Carr’s father, an immigrant from Rumania, used to hawk vegetables from a pushcart in Manhattan. Young Fred had grander ideas. He began hanging around brokerage board rooms when he was 14. Every dollar he made while in high school—some $500—he invested and promptly lost, but his infatuation with the stock market continued. A junior-year dropout from California State College, he amassed $10,000 in such small business ventures as building concrete aprons for driveways and operating a gas station, before going to work for Bache & Co. as an assistant broker at $217 a month in 1956. Ten years later, when he joined Shareholders Management Co. of Los Angeles, which operates Enterprise Fund, he was able to buy a 20% interest. Today Carr’s personal worth is estimated at over $4,000,000 and he can devote more time to his hobby of solving chess problems, watched over by his wife, Dianne.

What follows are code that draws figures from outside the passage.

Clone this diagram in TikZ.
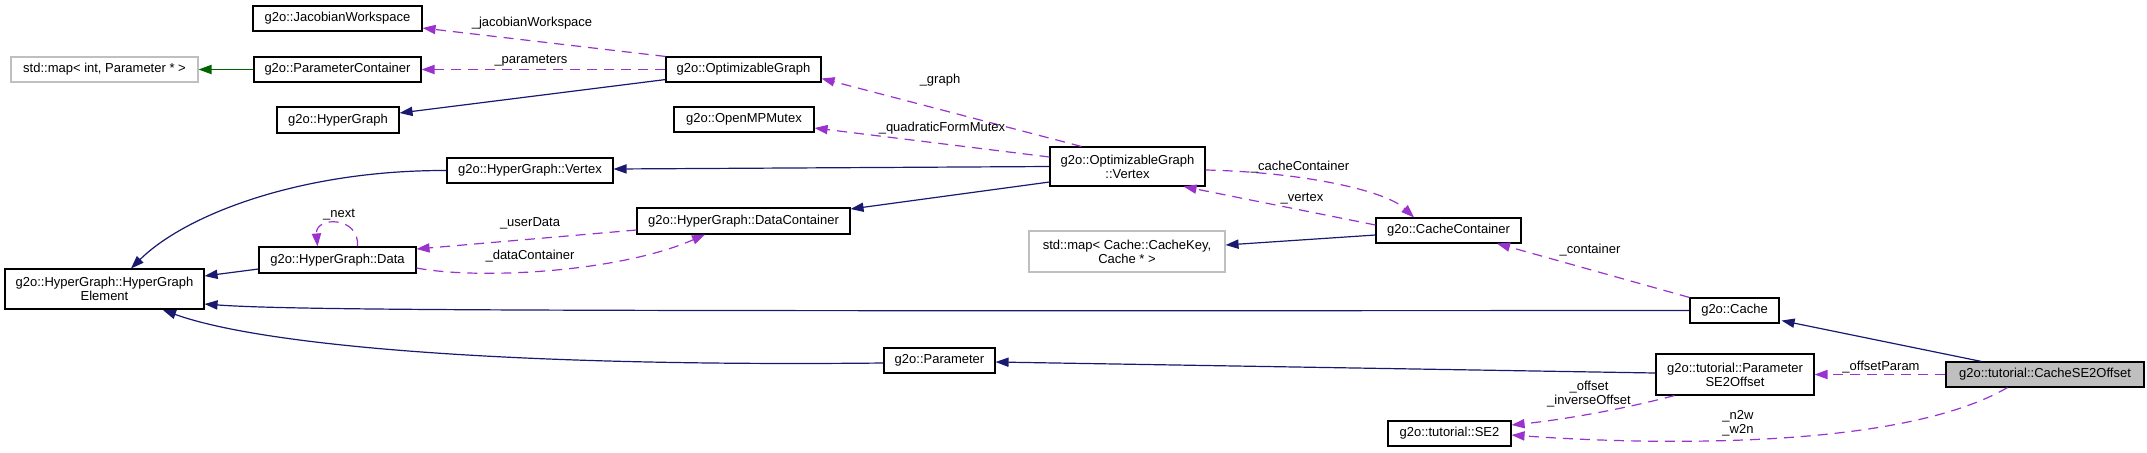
\documentclass[tikz,border=0pt]{standalone}
\usepackage{fontspec}
\setmainfont{Liberation Sans}
\usetikzlibrary{arrows.meta,calc}
\definecolor{navy}{HTML}{191970}
\definecolor{orch}{HTML}{9A32CD}
\definecolor{dgreen}{HTML}{006400}
\definecolor{extgray}{HTML}{BFBFBF}
\begin{document}
\begin{tikzpicture}[x=0.5pt,y=-0.5pt,
  font=\fontsize{6.5}{7}\selectfont,
  box/.style={draw=black,line width=0.55pt,fill=white,inner sep=0pt,align=center},
  ext/.style={box,draw=extgray},
  cur/.style={box,fill=extgray},
  inh/.style={draw=navy,line width=0.6pt,-{Triangle[length=6.5pt,width=4.6pt]}},
  usee/.style={draw=orch,line width=0.6pt,dash pattern=on 5pt off 3.5pt,-{Triangle[length=6.5pt,width=4.6pt]}},
  tmpl/.style={draw=dgreen,line width=0.6pt,-{Triangle[length=6.5pt,width=4.6pt]}},
  lbl/.style={inner sep=0pt,align=center}]
\path[use as bounding box,fill=white] (0,0) rectangle (2147,452);

% nodes
\node[box,minimum width=84.5pt,minimum height=12.5pt] (jw) at (337.5,18.5) {g2o::JacobianWorkspace};
\node[ext,minimum width=93.5pt,minimum height=12.5pt] (mapint) at (104.5,69.5) {std::map< int, Parameter * >};
\node[box,minimum width=83.5pt,minimum height=12.5pt] (pc) at (337.5,69.5) {g2o::ParameterContainer};
\node[box,minimum width=61pt,minimum height=13pt] (hg) at (338,120) {g2o::HyperGraph};
\node[box,minimum width=77.5pt,minimum height=12.5pt] (og) at (743.5,69.5) {g2o::OptimizableGraph};
\node[box,minimum width=70pt,minimum height=12.5pt] (omp) at (744,119.5) {g2o::OpenMPMutex};
\node[box,minimum width=77.5pt,minimum height=19.5pt] (ov) at (1127.5,166.5) {g2o::OptimizableGraph\\::Vertex};
\node[box,minimum width=83pt,minimum height=12.5pt] (hgv) at (530,170.5) {g2o::HyperGraph::Vertex};
\node[box,minimum width=106.5pt,minimum height=13pt] (dc) at (743.5,221) {g2o::HyperGraph::DataContainer};
\node[box,minimum width=78.5pt,minimum height=13pt] (data) at (337.5,260) {g2o::HyperGraph::Data};
\node[box,minimum width=99.5pt,minimum height=20pt] (hge) at (104.5,289) {g2o::HyperGraph::HyperGraph\\Element};
\node[ext,minimum width=98pt,minimum height=20.5pt] (mapck) at (1127,251.5) {std::map< Cache::CacheKey,\\Cache * >};
\node[box,minimum width=72.5pt,minimum height=12.5pt] (cc) at (1448.5,230.5) {g2o::CacheContainer};
\node[box,minimum width=44.5pt,minimum height=12.5pt] (cache) at (1734.5,310.5) {g2o::Cache};
\node[box,minimum width=55.5pt,minimum height=12.5pt] (param) at (939.5,360.5) {g2o::Parameter};
\node[box,minimum width=79pt,minimum height=20.5pt] (pse2) at (1735,374.5) {g2o::tutorial::Parameter\\SE2Offset};
\node[cur,minimum width=99pt,minimum height=12.5pt] (cse2) at (2045,374.5) {g2o::tutorial::CacheSE2Offset};
\node[box,minimum width=61.5pt,minimum height=12.5pt] (se2) at (1449.5,433.5) {g2o::tutorial::SE2};

% edges
\draw[tmpl] (pc.west) -- (mapint.east);
\draw[inh] ($(og.south west)+(0,-3)$) -- ($(hg.east)+(0,-7)$);
\draw[usee] (og.north west) -- ($(jw.east)+(0,9.5)$);
\draw[usee] (og.west) -- (pc.east);
\draw[usee] ($(ov.north west)+(32,0)$) -- ($(og.east)+(0,9)$);
\draw[usee] ($(ov.west)+(0,-9.5)$) -- ($(omp.east)+(0,8.5)$);
\draw[inh] (ov.west) -- ($(hgv.east)+(0,-1.5)$);
\draw[inh] ($(ov.west)+(0,15.5)$) -- ($(dc.east)+(0,-12)$);
\draw[inh] (hgv.west) .. controls (300,170) and (185,215) .. ($(hge.north)+(26.5,0)$);
\draw[inh] ($(data.west)+(0,9)$) -- ($(hge.east)+(0,-13)$);
\draw[usee] ($(data.north)+(20,0)$) .. controls (360,216) and (315,216) .. ($(data.north)+(-20,0)$);
\draw[usee] ($(dc.west)+(0,9)$) -- ($(data.east)+(0,-11)$);
\draw[usee] ($(data.east)+(0,8)$) .. controls (480,280) and (620,272) .. ($(dc.south)+(-38.5,0)$);
\draw[usee] ($(ov.east)+(0,3.5)$) .. controls (1300,172) and (1385,190) .. ($(cc.north)+(-34.5,0)$);
\draw[usee] ($(cc.west)+(0,-5.5)$) -- ($(ov.south east)+(-22,0)$);
\draw[inh] ($(cc.west)+(0,4.5)$) -- ($(mapck.east)+(0,-6.5)$);
\draw[usee] (cache.north west) -- ($(cc.south)+(48.5,0)$);
\draw[inh] (cache.west) .. controls (600,311) and (300,311) .. ($(hge.east)+(0,15)$);
\draw[inh] ($(cse2.north west)+(36,0)$) -- ($(cache.south east)+(2,-3)$);
\draw[inh] ($(pse2.west)+(0,-1.5)$) -- ($(param.east)+(0,1.5)$);
\draw[inh] ($(param.west)+(0,2.5)$) .. controls (500,367) and (260,345) .. ($(hge.south)+(58.5,0.5)$);
\draw[usee] (cse2.west) -- (pse2.east);
\draw[usee] ($(pse2.south west)+(19,0)$) .. controls (1620,410) and (1560,420) .. ($(se2.east)+(0,-8.5)$);
\draw[usee] ($(cse2.south west)+(62,0)$) .. controls (1900,450) and (1650,445) .. ($(se2.east)+(0,1.5)$);

% labels
\node[lbl] (l1) at (532,23) {\_jacobianWorkspace};
\node[lbl] (l2) at (531,61) {\_parameters};
\node[lbl] (l3) at (940,80) {\_graph};
\node[lbl] (l4) at (942,128) {\_quadraticFormMutex};
\node[lbl] (l5) at (339,215) {\_next};
\node[lbl] (l6) at (530,223) {\_userData};
\node[lbl] (l7) at (530,256) {\_dataContainer};
\node[lbl] (l8) at (1300,167) {\_cacheContainer};
\node[lbl] (l9) at (1302,199) {\_vertex};
\node[lbl] (l10) at (1590,250) {\_container};
\node[lbl] (l11) at (1881,367) {\_offsetParam};
\node[lbl] (l12) at (1589,394) {\_offset\\\_inverseOffset};
\node[lbl] (l13) at (1738,423) {\_n2w\\\_w2n};
\end{tikzpicture}
\end{document}
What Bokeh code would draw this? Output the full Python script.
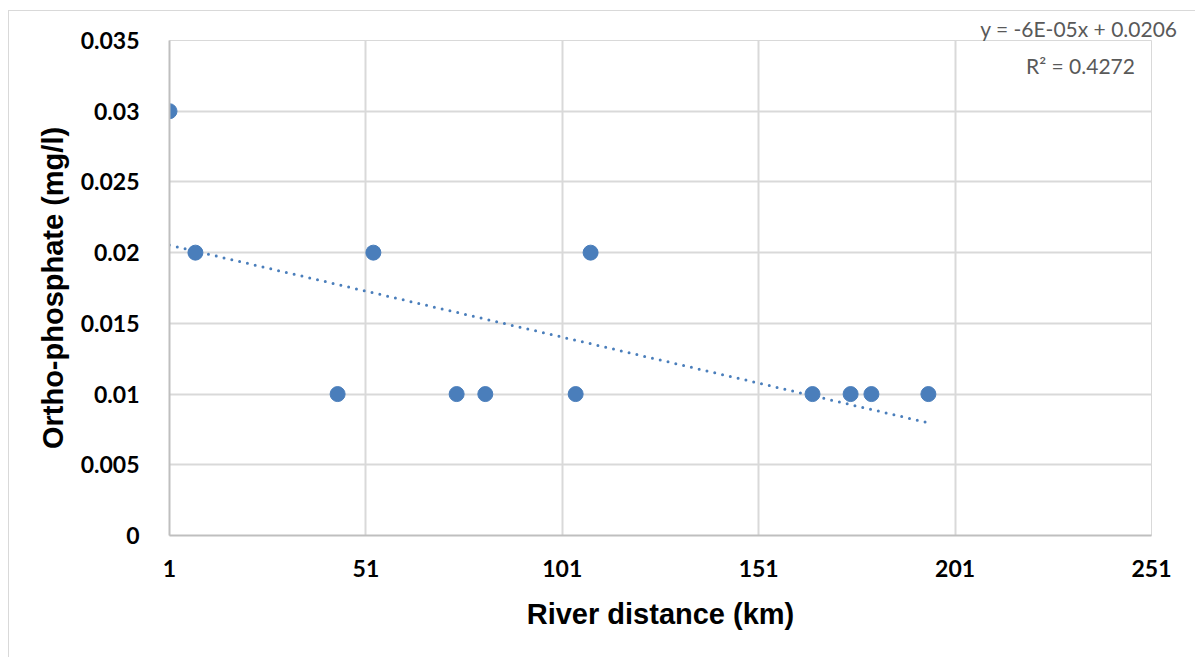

Not Too Worried. He hands a large share of the credit to the dirty dozen. Instead of the generally favored investment-committee process, he consults his advisers one by one. “These are loners, people who couldn’t work together,” he says. “They are cynical like I am. They don’t believe what they’re told. Together we open companies up to see what makes them tick.”

With that kind of philosophy, Carr isn’t too worried about the vagaries of the market in the year ahead. In fact, he coolly predicts a 200% growth rate for Enterprise in 1968.